DATA BLOCK:

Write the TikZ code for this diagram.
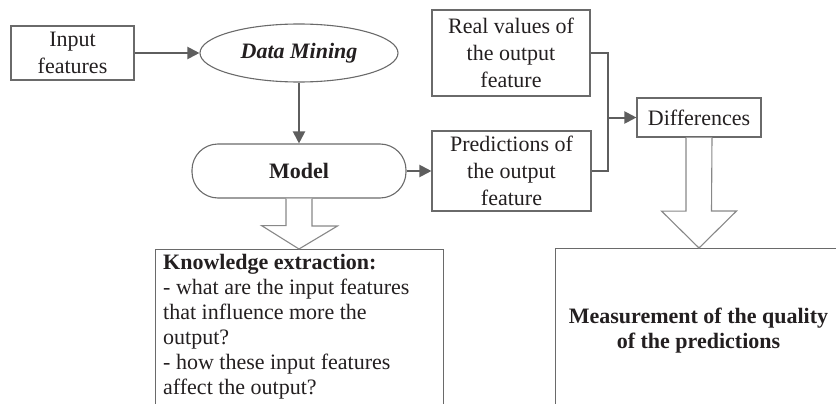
\documentclass[tikz,border=0pt]{standalone}
\usepackage{fontspec}
\setmainfont{Liberation Serif}
\usetikzlibrary{shapes.geometric,arrows.meta,calc}
\definecolor{txt}{HTML}{231F20}
\definecolor{ln}{HTML}{6A6A6A}
\definecolor{ar}{HTML}{5E5E5E}
\begin{document}
\begin{tikzpicture}[x=1pt,y=1pt,
  every node/.style={text=txt},
  sbox/.style={draw=ln,line width=1.1pt,inner sep=0pt,align=center,
    font=\fontsize{22}{27}\selectfont},
  bigbox/.style={draw=ln,line width=1.1pt,inner sep=0pt,anchor=north west},
  conn/.style={draw=ar,line width=2pt},
  arr/.style={conn,-{Triangle[length=12pt,width=12pt]}},
  hollow/.style={draw=ln!80,line width=1.1pt,fill=white,line join=miter}]
\useasboundingbox (0,0) rectangle (836,-404);
\clip (0,0) rectangle (836,-404);

\node[sbox,minimum width=123,minimum height=54] (inp) at (72.5,-53) {Input\\features};
\node[sbox,ellipse,minimum width=198,minimum height=58] (dm) at (299,-53)
  {\textbf{\textit{Data Mining}}};
\node[sbox,rounded corners=26pt,minimum width=214,minimum height=54] (model) at (299,-171)
  {\textbf{Model}};
\node[sbox,minimum width=158,minimum height=86] (real) at (511,-53)
  {Real values of\\the output\\feature};
\node[sbox,minimum width=159,minimum height=80] (pred) at (511.5,-171)
  {Predictions of\\the output\\feature};
\node[sbox,minimum width=124,minimum height=39] (diff) at (699,-117.5) {Differences};

\node[bigbox,minimum width=288,minimum height=220] (know) at (155,-249) {};
\node[anchor=north west,inner sep=0pt,align=left,font=\fontsize{22}{25}\selectfont]
  (knowtext) at (163,-254.5)
  {\textbf{Knowledge extraction:}\\- what are the input features\\that influence more the\\output?\\- how these input features\\affect the output?};
\node[bigbox,minimum width=330,minimum height=220] (meas) at (555,-248) {};
\node[anchor=north,inner sep=0pt,align=center,font=\fontsize{22}{25}\selectfont\bfseries]
  (meastext) at (698.5,-308)
  {Measurement of the quality\\of the predictions};

% connectors
\draw[arr] (inp.east) -- (dm.west);
\draw[arr] (dm.south) -- (model.north);
\draw[arr] (model.east) -- (pred.west);
\coordinate (j) at (608,-117.5);
\draw[conn] (real.east) -| (j) |- (pred.east);
\draw[arr] (j) -- (diff.west);

% hollow arrows
\draw[hollow] ($(model.south)+(-13,0)$) -- ++(0,-27) -- ++(-24.5,0)
  -- (model.south |- know.north) -- ++(38.5,23)
  -- ++(-25.5,0) -- ($(model.south)+(13,0)$);
\draw[hollow] ($(diff.south)+(-13,0)$) -- ++(0,-73.5) -- ++(-24.5,0)
  -- (diff.south |- meas.north) -- ++(37.5,37) -- ++(-25,0) -- ($(diff.south)+(13,0)$);
\end{tikzpicture}
\end{document}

OBJECTIVE:
Make an exact copy of the lines from the top of the material through the line with "width=124,minimum height=39] (diff)", pictures excluded.

RESULT BELOW:
Write the TikZ code for this diagram.
\documentclass[tikz,border=0pt]{standalone}
\usepackage{fontspec}
\setmainfont{Liberation Serif}
\usetikzlibrary{shapes.geometric,arrows.meta,calc}
\definecolor{txt}{HTML}{231F20}
\definecolor{ln}{HTML}{6A6A6A}
\definecolor{ar}{HTML}{5E5E5E}
\begin{document}
\begin{tikzpicture}[x=1pt,y=1pt,
  every node/.style={text=txt},
  sbox/.style={draw=ln,line width=1.1pt,inner sep=0pt,align=center,
    font=\fontsize{22}{27}\selectfont},
  bigbox/.style={draw=ln,line width=1.1pt,inner sep=0pt,anchor=north west},
  conn/.style={draw=ar,line width=2pt},
  arr/.style={conn,-{Triangle[length=12pt,width=12pt]}},
  hollow/.style={draw=ln!80,line width=1.1pt,fill=white,line join=miter}]
\useasboundingbox (0,0) rectangle (836,-404);
\clip (0,0) rectangle (836,-404);

\node[sbox,minimum width=123,minimum height=54] (inp) at (72.5,-53) {Input\\features};
\node[sbox,ellipse,minimum width=198,minimum height=58] (dm) at (299,-53)
  {\textbf{\textit{Data Mining}}};
\node[sbox,rounded corners=26pt,minimum width=214,minimum height=54] (model) at (299,-171)
  {\textbf{Model}};
\node[sbox,minimum width=158,minimum height=86] (real) at (511,-53)
  {Real values of\\the output\\feature};
\node[sbox,minimum width=159,minimum height=80] (pred) at (511.5,-171)
  {Predictions of\\the output\\feature};
\node[sbox,minimum width=124,minimum height=39] (diff) at (699,-117.5) {Differences};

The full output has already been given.